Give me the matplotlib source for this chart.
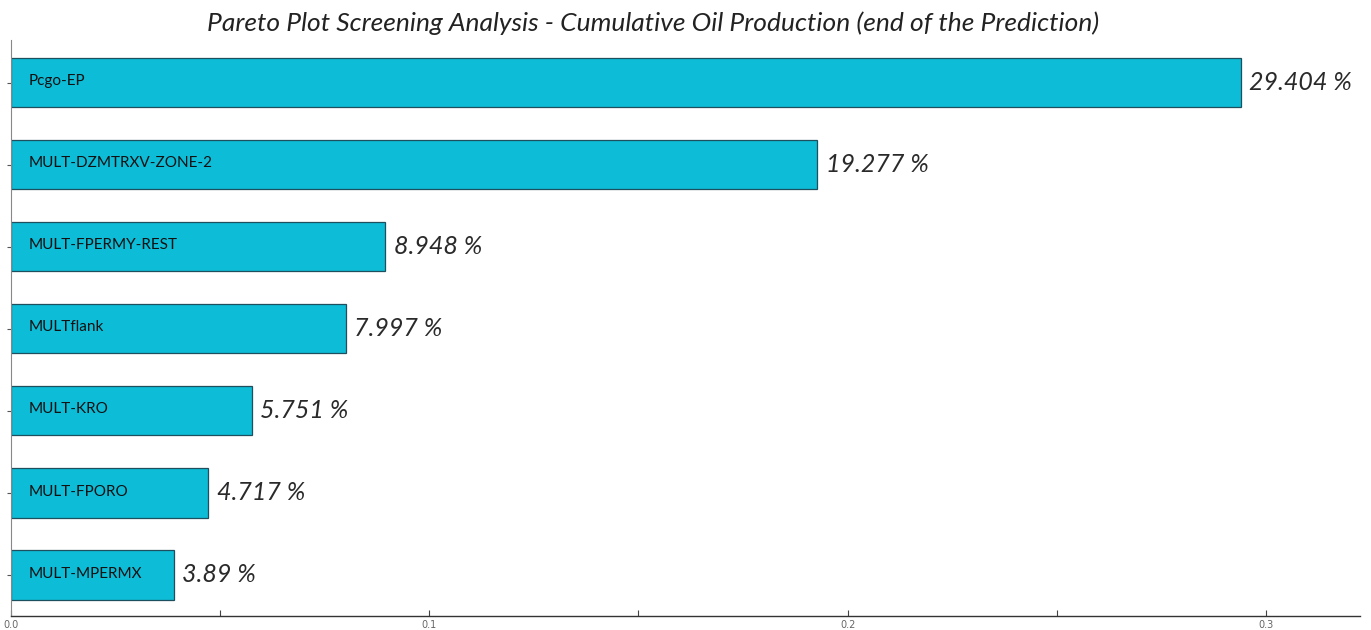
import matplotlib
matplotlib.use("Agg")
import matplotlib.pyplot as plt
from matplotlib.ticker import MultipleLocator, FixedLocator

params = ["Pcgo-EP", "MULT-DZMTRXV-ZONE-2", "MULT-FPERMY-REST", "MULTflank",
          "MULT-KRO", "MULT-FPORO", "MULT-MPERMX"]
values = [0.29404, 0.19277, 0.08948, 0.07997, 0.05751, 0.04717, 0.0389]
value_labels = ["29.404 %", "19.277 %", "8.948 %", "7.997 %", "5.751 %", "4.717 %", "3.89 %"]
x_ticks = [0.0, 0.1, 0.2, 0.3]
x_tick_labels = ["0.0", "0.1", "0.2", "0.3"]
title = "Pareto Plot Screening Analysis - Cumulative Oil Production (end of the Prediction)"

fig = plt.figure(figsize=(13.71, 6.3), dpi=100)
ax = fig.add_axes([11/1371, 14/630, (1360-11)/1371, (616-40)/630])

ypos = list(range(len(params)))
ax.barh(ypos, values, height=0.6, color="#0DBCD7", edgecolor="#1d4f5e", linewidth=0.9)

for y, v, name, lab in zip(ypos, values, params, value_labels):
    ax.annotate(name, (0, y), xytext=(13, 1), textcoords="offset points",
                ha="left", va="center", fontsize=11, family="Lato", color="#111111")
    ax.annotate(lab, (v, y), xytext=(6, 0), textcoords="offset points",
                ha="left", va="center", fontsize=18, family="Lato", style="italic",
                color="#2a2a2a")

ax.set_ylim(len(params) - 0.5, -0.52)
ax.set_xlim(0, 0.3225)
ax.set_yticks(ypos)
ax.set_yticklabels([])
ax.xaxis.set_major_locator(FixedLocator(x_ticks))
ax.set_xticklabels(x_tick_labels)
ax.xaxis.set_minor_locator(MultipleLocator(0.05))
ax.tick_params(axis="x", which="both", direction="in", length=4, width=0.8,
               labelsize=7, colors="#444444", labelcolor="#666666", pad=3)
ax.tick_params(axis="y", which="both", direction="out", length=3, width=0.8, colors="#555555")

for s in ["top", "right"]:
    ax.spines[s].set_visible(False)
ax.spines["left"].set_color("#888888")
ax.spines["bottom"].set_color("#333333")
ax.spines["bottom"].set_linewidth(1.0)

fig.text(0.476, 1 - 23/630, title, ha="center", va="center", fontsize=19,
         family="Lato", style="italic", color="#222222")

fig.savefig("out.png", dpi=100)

### THE EXERCISE
Exactly restate the lines from the beginning of the data through the line with "from matplotlib.ticker import", and no others, keeping pictures out.

### TASK RESPONSE
Give me the matplotlib source for this chart.
import matplotlib
matplotlib.use("Agg")
import matplotlib.pyplot as plt
from matplotlib.ticker import MultipleLocator, FixedLocator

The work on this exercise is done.